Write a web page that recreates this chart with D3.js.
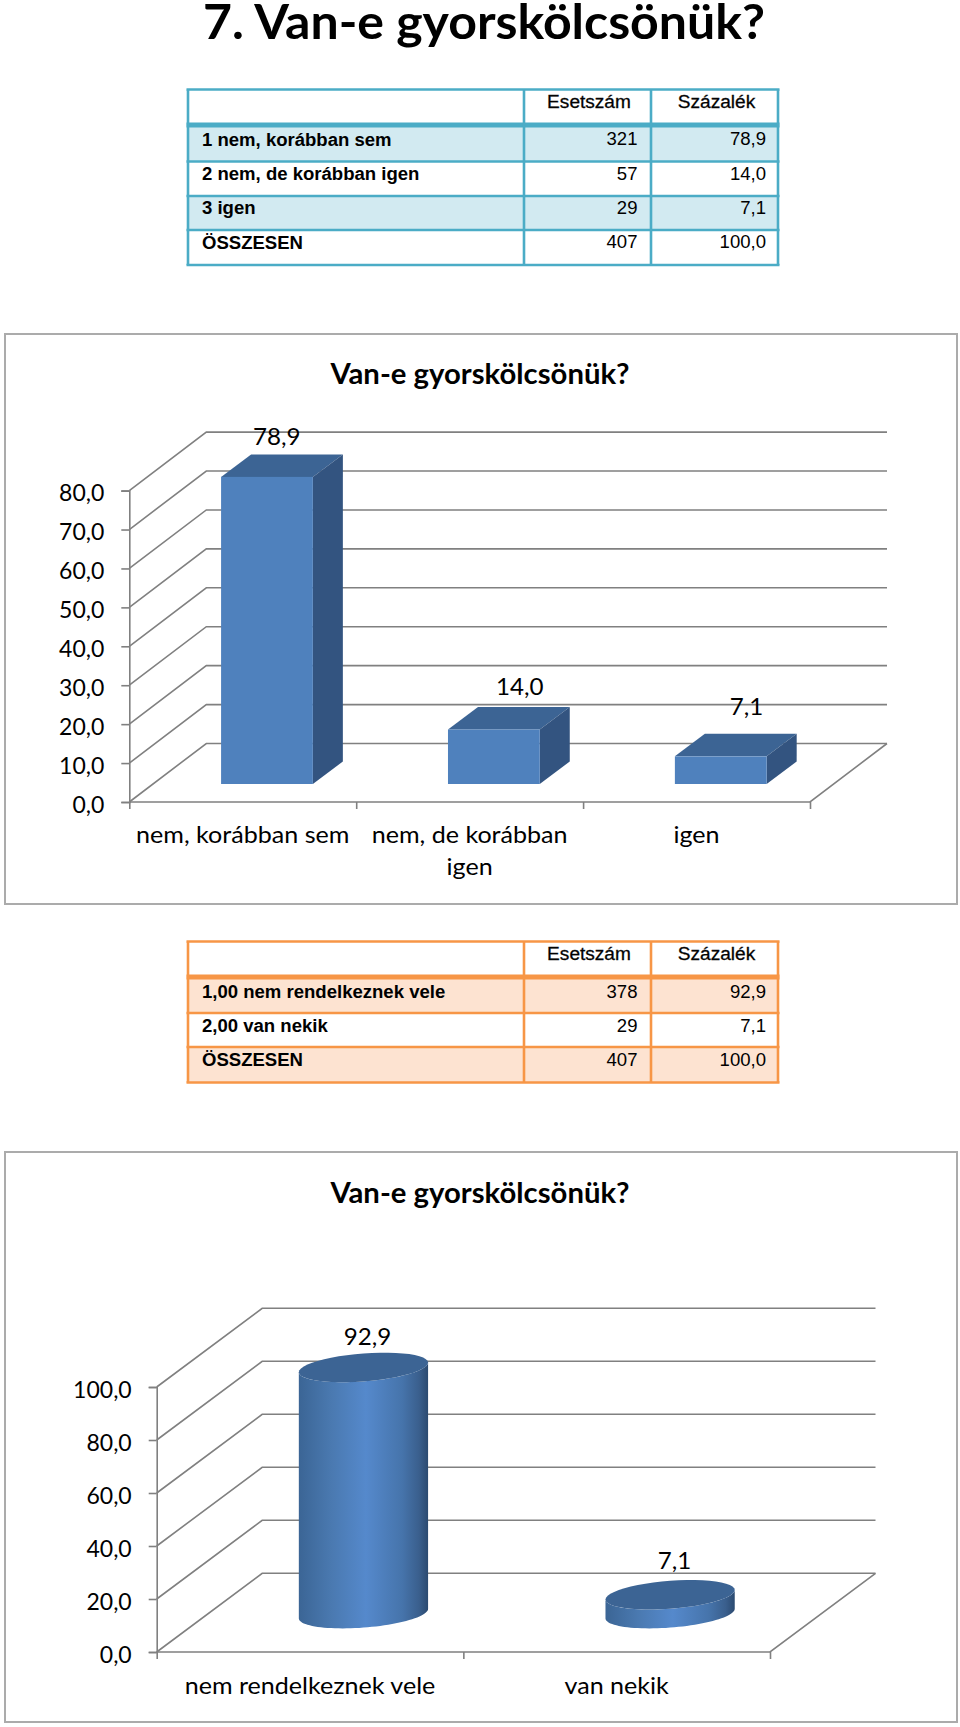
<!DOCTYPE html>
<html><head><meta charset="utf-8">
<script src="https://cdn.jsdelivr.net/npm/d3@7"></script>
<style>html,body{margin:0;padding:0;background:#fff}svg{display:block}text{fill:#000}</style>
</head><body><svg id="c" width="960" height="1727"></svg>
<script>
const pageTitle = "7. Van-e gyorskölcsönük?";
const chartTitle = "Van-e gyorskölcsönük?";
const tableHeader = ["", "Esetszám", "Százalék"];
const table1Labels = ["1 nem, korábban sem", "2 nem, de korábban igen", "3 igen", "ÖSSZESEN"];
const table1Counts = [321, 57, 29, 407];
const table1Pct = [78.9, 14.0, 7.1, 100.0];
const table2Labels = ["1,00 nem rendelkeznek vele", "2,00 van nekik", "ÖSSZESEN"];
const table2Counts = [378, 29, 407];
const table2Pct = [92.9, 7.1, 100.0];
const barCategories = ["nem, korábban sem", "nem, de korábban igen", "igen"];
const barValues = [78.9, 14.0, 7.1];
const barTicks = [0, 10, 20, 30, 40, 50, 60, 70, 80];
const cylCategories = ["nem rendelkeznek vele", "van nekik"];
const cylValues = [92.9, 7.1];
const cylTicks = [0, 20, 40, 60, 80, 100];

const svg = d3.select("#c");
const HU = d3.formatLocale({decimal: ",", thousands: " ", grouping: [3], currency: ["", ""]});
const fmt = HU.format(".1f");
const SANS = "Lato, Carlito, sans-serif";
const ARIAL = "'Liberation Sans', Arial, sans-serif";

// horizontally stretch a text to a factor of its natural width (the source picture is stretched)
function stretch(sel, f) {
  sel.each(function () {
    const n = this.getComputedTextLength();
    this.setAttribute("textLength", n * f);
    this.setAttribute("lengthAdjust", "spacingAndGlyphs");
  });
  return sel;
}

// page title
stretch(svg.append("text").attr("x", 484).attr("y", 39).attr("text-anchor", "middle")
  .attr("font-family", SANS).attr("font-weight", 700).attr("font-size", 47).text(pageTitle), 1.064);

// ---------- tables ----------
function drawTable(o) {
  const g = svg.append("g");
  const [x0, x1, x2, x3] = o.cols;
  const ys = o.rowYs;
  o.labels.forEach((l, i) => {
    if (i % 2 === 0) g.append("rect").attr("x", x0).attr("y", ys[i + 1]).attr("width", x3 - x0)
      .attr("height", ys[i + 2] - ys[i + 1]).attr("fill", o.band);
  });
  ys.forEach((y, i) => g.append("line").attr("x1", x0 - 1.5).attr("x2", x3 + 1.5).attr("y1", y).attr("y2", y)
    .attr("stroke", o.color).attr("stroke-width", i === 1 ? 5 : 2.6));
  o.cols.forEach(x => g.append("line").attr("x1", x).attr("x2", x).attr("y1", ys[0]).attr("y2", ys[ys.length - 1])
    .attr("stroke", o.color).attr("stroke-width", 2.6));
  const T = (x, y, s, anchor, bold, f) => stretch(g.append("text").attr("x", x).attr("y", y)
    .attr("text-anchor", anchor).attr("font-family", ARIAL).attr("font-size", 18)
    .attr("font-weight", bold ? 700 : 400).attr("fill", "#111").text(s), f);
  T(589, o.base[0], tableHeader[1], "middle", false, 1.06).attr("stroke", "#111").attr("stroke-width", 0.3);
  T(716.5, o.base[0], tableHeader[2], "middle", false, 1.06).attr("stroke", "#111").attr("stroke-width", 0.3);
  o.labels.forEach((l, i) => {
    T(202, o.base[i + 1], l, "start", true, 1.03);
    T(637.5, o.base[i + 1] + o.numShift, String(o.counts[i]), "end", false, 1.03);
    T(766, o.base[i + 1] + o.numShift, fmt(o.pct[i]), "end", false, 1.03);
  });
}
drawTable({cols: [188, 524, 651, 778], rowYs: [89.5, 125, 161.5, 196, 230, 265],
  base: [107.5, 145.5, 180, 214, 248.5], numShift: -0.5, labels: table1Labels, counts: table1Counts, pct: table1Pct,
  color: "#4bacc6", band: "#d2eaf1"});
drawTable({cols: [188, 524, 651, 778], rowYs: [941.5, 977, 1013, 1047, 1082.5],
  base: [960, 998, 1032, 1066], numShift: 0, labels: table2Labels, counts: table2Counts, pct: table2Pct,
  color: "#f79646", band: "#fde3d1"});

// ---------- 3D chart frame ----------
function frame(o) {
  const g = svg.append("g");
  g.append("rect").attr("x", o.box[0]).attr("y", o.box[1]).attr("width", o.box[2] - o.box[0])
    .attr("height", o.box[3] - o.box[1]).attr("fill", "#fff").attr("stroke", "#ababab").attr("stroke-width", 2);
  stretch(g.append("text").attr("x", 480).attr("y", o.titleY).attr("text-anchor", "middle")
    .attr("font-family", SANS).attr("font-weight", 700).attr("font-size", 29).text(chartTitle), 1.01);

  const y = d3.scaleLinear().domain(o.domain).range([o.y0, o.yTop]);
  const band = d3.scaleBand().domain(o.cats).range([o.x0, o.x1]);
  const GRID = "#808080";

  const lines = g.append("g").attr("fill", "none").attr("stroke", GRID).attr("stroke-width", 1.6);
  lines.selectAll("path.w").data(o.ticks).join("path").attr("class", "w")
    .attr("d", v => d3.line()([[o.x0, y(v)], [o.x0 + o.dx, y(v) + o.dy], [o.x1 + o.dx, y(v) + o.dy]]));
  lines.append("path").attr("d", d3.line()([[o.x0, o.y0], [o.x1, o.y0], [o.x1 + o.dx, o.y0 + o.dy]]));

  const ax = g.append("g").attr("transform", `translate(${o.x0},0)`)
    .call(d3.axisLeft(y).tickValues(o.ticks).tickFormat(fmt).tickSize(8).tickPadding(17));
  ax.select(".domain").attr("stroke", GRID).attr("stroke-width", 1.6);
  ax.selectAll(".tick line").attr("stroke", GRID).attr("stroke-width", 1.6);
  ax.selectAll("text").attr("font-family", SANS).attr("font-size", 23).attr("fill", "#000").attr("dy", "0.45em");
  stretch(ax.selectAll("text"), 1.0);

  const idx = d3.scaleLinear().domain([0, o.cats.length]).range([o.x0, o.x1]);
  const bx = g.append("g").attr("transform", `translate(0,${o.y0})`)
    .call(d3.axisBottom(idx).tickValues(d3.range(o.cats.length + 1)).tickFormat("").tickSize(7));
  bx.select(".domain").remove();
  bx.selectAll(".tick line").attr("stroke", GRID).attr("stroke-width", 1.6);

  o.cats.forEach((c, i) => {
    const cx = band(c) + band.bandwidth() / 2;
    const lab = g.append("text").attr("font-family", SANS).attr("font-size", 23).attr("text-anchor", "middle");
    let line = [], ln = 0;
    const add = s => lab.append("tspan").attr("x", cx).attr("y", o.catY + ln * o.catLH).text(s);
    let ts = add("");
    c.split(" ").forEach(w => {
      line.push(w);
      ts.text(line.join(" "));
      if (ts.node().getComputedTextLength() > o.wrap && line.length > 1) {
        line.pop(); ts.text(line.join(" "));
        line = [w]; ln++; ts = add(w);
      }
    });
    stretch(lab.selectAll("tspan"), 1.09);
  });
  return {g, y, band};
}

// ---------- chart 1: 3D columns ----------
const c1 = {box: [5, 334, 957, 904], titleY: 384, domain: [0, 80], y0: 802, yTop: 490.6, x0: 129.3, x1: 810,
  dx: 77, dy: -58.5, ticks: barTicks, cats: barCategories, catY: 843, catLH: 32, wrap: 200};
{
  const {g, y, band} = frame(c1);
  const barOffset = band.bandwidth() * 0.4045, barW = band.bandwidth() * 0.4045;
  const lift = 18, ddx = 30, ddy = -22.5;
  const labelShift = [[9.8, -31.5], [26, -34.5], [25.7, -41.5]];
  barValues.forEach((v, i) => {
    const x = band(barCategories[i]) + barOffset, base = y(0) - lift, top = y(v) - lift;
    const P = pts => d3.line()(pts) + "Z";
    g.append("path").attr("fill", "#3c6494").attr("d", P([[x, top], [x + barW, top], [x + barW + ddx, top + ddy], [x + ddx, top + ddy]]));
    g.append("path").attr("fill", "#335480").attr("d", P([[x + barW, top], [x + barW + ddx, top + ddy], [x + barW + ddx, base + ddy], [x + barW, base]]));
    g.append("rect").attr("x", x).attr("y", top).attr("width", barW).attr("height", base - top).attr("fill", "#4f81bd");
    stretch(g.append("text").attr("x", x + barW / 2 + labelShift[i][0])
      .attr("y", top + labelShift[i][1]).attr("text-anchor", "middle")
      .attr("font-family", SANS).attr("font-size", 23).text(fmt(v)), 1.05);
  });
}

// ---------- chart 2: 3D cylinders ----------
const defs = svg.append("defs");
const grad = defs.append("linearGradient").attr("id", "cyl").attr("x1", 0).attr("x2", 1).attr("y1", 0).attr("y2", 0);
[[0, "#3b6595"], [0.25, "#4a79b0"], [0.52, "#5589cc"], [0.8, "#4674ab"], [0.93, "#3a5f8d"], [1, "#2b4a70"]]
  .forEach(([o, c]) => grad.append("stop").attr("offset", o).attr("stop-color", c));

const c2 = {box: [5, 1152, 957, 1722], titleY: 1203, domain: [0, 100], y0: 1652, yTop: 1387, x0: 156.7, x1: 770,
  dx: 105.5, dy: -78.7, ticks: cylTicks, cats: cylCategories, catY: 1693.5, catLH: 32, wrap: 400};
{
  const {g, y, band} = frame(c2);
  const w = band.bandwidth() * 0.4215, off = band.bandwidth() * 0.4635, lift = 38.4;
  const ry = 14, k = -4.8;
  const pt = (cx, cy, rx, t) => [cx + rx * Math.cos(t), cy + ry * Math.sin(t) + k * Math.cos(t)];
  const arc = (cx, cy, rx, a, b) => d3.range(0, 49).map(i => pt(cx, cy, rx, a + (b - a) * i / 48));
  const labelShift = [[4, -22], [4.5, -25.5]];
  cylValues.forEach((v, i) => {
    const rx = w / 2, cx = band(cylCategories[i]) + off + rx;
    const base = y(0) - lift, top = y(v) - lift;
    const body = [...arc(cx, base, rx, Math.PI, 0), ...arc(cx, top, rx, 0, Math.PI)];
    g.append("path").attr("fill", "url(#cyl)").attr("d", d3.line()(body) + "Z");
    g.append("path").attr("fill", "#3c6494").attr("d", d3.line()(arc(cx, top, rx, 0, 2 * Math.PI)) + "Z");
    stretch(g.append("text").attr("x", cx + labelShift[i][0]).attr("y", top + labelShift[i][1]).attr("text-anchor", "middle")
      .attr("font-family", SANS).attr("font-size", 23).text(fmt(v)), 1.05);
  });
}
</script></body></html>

:: AIM OF THE TASK ::
Return exactly what appears from the opening line of the material through the line with "const cylTicks = [0, 20, 40, 60, 80, 100];", apart from the pictures.

:: THE SOLUTION ::
Write a web page that recreates this chart with D3.js.
<!DOCTYPE html>
<html><head><meta charset="utf-8">
<script src="https://cdn.jsdelivr.net/npm/d3@7"></script>
<style>html,body{margin:0;padding:0;background:#fff}svg{display:block}text{fill:#000}</style>
</head><body><svg id="c" width="960" height="1727"></svg>
<script>
const pageTitle = "7. Van-e gyorskölcsönük?";
const chartTitle = "Van-e gyorskölcsönük?";
const tableHeader = ["", "Esetszám", "Százalék"];
const table1Labels = ["1 nem, korábban sem", "2 nem, de korábban igen", "3 igen", "ÖSSZESEN"];
const table1Counts = [321, 57, 29, 407];
const table1Pct = [78.9, 14.0, 7.1, 100.0];
const table2Labels = ["1,00 nem rendelkeznek vele", "2,00 van nekik", "ÖSSZESEN"];
const table2Counts = [378, 29, 407];
const table2Pct = [92.9, 7.1, 100.0];
const barCategories = ["nem, korábban sem", "nem, de korábban igen", "igen"];
const barValues = [78.9, 14.0, 7.1];
const barTicks = [0, 10, 20, 30, 40, 50, 60, 70, 80];
const cylCategories = ["nem rendelkeznek vele", "van nekik"];
const cylValues = [92.9, 7.1];
const cylTicks = [0, 20, 40, 60, 80, 100];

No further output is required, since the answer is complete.